Bruna Linzmeyer vive mulher desfigurada em 'Medusa'

Por JÚLIO BOLL

SÃO PAULO, SP (FOLHAPRESS) - Melissa, personagem de Bruna Linzmeyer, é uma das vítimas de um grupo de mulheres "belas, recatadas e do lar" em "Medusa", longa que estreia nesta quinta-feira (16) nos cinemas. Atacada simplesmente pelo fato de não seguir o molde de vida delas, Melissa dá um grito grave que chega a assustar o espectador, nos primeiros minutos do filme de Anita Rocha da Silveira.

São claras as referências a mulheres contemporâneas conservadoras e de direita, como Michelle Bolsonaro e Damares Alves. "Uma coisa muito assustadora dos últimos quatro anos foi a quantidade de horror acontecendo no mundo, mas sem uma reação a isso.
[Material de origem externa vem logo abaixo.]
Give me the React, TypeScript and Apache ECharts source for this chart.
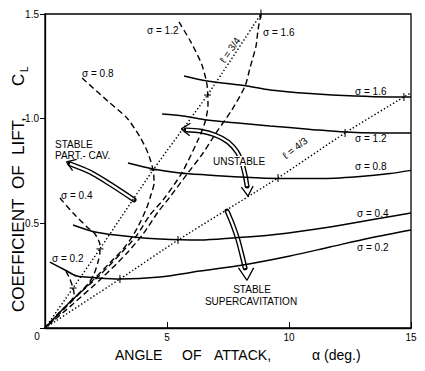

Muita gente fingindo que nada estava acontecendo. O descaso frente ao horror", diz Bruna à reportagem.

Em "Medusa", a trama acompanha Mariana (Mari Oliveira), jovem integrante de uma seita de jovens religiosas que pregam durante o dia, planejam se casar com os integrantes do Vigilantes de Sião, um grupo que lembra o movimento "red pill" e , à noite, se unem para agredir mulheres fora de seus padrões: aquelas com algum tipo de comportamento que considerem promíscuo. Usam roupas decotadas e beijam em público, por exemplo.

Atacada pela gangue logo no início do filme, a personagem de Linzmeyer gera curiosidade por passar boa parte do filme usando uma máscara. É exatamente esse recado que chamou a atenção da atriz para participar da produção, um dos destaques do Festival de Cannes em 2021.
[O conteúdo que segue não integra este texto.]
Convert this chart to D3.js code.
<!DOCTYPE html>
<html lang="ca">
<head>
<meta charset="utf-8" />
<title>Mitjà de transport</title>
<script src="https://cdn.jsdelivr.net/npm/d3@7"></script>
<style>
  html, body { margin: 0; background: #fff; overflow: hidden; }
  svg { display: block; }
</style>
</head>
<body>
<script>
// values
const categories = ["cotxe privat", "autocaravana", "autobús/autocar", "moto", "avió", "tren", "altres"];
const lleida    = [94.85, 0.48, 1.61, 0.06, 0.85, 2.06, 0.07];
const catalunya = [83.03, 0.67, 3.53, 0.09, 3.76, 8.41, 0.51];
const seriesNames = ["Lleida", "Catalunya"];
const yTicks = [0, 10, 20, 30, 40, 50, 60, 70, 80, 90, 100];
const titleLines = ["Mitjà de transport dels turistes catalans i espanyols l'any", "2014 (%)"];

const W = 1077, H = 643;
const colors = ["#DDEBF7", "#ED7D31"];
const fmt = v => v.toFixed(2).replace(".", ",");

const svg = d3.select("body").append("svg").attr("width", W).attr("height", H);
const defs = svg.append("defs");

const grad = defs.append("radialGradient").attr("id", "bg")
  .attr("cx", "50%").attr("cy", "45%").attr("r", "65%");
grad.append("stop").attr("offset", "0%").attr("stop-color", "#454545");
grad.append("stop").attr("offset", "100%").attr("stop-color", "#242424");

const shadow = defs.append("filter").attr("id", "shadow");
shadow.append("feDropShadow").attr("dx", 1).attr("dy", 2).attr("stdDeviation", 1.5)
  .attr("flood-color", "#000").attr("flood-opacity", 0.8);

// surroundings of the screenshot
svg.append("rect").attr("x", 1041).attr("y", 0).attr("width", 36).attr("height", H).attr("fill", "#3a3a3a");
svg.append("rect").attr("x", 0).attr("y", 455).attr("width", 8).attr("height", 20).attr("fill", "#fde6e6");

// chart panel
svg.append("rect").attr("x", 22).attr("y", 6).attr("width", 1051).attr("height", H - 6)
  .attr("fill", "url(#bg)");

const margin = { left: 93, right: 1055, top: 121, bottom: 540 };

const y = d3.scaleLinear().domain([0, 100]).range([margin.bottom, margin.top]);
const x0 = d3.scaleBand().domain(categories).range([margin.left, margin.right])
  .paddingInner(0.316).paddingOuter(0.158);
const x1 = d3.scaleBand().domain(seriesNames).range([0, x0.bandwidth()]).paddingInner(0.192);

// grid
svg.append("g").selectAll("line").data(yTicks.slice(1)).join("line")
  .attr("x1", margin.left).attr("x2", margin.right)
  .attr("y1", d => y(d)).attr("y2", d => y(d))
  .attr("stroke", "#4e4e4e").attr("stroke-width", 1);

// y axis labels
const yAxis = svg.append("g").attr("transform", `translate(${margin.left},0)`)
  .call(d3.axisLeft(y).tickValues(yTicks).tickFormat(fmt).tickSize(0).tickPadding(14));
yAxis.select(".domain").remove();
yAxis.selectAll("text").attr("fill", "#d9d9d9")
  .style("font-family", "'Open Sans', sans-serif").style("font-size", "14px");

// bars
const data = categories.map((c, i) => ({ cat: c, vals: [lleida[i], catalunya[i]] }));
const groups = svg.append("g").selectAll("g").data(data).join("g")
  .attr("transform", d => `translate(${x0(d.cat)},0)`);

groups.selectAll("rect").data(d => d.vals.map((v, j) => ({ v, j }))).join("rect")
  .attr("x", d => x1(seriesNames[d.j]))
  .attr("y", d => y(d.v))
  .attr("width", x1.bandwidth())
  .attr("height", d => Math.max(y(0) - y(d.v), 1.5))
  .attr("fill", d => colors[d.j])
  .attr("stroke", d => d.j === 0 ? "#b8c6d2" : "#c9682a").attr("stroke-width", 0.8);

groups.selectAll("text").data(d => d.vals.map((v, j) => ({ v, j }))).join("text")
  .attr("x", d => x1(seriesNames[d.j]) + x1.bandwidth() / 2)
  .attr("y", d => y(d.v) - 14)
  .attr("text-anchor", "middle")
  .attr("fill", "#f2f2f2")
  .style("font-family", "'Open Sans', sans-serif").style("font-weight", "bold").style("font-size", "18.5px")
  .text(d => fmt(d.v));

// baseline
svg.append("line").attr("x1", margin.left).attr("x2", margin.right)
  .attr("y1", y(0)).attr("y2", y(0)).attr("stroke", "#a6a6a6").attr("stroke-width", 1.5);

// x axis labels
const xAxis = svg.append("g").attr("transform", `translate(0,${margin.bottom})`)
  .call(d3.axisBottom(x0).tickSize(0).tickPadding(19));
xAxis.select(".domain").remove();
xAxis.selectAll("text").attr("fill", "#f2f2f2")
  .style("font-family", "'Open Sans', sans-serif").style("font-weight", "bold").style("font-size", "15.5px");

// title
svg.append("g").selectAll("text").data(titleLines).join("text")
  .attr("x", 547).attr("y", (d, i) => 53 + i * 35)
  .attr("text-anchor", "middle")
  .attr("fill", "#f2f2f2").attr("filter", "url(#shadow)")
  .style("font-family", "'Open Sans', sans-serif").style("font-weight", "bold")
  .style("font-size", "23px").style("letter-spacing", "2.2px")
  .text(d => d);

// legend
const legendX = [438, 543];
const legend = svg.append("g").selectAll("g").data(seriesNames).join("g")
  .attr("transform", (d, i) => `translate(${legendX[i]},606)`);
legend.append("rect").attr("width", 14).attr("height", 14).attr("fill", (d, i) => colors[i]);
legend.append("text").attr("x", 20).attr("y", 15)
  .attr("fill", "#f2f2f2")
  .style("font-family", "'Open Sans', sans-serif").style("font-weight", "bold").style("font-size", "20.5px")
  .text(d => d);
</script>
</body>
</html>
Medusa é uma das mais emblemáticas personagens da mitologia grega, e "musa" de uma das maiores obras do pintor Caravaggio. Reza a lenda (a mais popular delas; há outras versões) que era uma mulher extremamente bonita e sedutora. Enciumada e irada, a deusa Atena a transformou num monstro com cabelos de cobra, capaz de transformar em pedra quem olhasse diretamente em sua direção.

"O mito da Medusa fala dessa punição da mulher ser por punida por ser considerada 'devassa e pecadora', como é dito no filme", afirma Linzmeyer. "O julgamento que existe das mulheres, umas com as outras, é uma punição também. Tem muito trabalho pela frente para que isso diminua, e também para haja menos feminicídio".

Reconhecida por seu ativismo feminista e em favor do movimento LGBTQIA+, a atriz também integrou o elenco do curta "Uma Paciência Selvagem Me Trouxe Até Aqui", que fala sobre vivências lésbicas. Seus próximos projetos acabam sendo uma forma de dialogar mais sobre este universo. "É uma subjetividade que carrego na minha vida, por ser uma mulher, artista, sapatão nesse mundo, tenho isso para contribuir. Me interessa falar sobre isso", reforça.

"Será que a gente pergunta para uma mulher heterossexual se ela faz só personagem hétero? Meus projetos autorais têm esses recortes e camadas que me interessam, e há uma lacuna de mercado de ter projetos especificamente lésbicos, bissexuais e trans não-binários", pontua a atriz.

Em "Medusa", é possível perceber um dos maiores debates sobre o movimento feminista ?o quanto mulheres apontam o dedo umas às outras. Bruna considera que a misoginia e o ódio entre mulheres reforça o machismo estrutura. Por isso tem feito um exercício de empatia e tentado alterar essa realidade.

"Quem me aponta dedo, e julga, eu faço um exercício de empatia, já que a pessoa deve estar tão oprimida a ponto de não ficar feliz com minha felicidade. Quando olho para essas mulheres que atacam outras, eu tento falar: 'Sai daí, é mais divertido não apontar dedo, não regular corpo de outra mulher'", finaliza.